Ich möchte meine Partnerin nicht ordnen, massregeln, oder über die Menge definieren. Wie schaffe ich es aber damit umzugehen? Wir sind über 40, 3Viertel Jahr zusammen, danke für Deine Hilfe und Rückmeldung
Guten Tag Adrian,
danke für Ihren Kommentar und die Frage.
Ich denke, es gibt zwei Möglichkeiten: Entweder, Sie sagen Ihrer Partnerin, was deren Verhalten bei Ihnen bewirkt und bitten Sie, weniger zu tun, oder Sie sehen das Verhalten als Ausdruck des Bedürfnisses Ihrer Partnerin und akzeptieren sie so wie sie ist.
Ich glaube, es geht nicht darum, den anderen zu massregeln, sondern in darüber zu informieren, was sein Verhalten mit einem, in diesem Fall mit Ihnen macht. Vielleicht ist es nicht das, was Ihre Partnerin bewirken will, sondern sie tut es, weil sie glaubt, Sie brauchen das. Es gibt eine nette kleine Geschichte, in der ein Paar ein Leben lang frühstückt, indem er die Unterseite der Brötchen nimmt und sie die Oberseite der Brötchen. Er die Unterseite, weil er glaubt, Ihr die Oberseite zu überlassen, weil er die selbst lieber hätte und annimmt, dass es seiner Frau genauso geht. Sie nimmt die Oberseite, weil sie ebenfalls glaubt, ihm damit einen Gefallen zu tun. Letztendlich würde sie lieber die Unterseite essen und er die Oberseite, aber es wird nie darüber gesprochen und so bekommt niemand, was er gerne hätte.

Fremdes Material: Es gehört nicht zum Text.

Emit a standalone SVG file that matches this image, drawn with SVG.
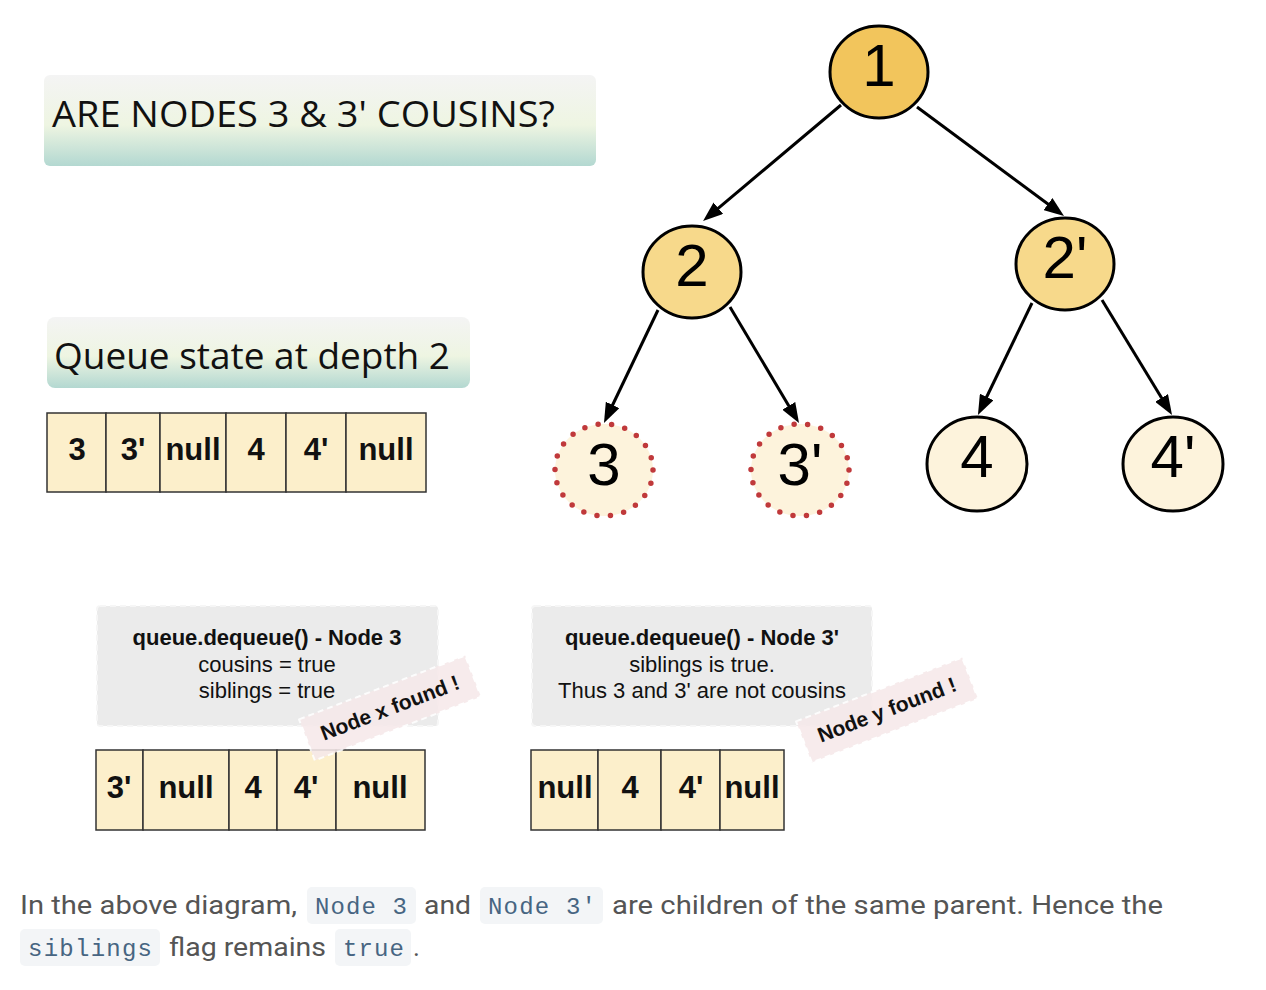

Der Trick ist, über seine Gefühle und Empfindungen zu sprechen.
Eine in meinen Augen großartige Quelle für dieses Problem könnte das Buch von Gary Chapman sein: Die fünf Sprachen der Liebe. Wie Kommunikation in der Ehe gelingt
Vielleicht finden Sie auch da ein paar Anregungen für Ihre Situation.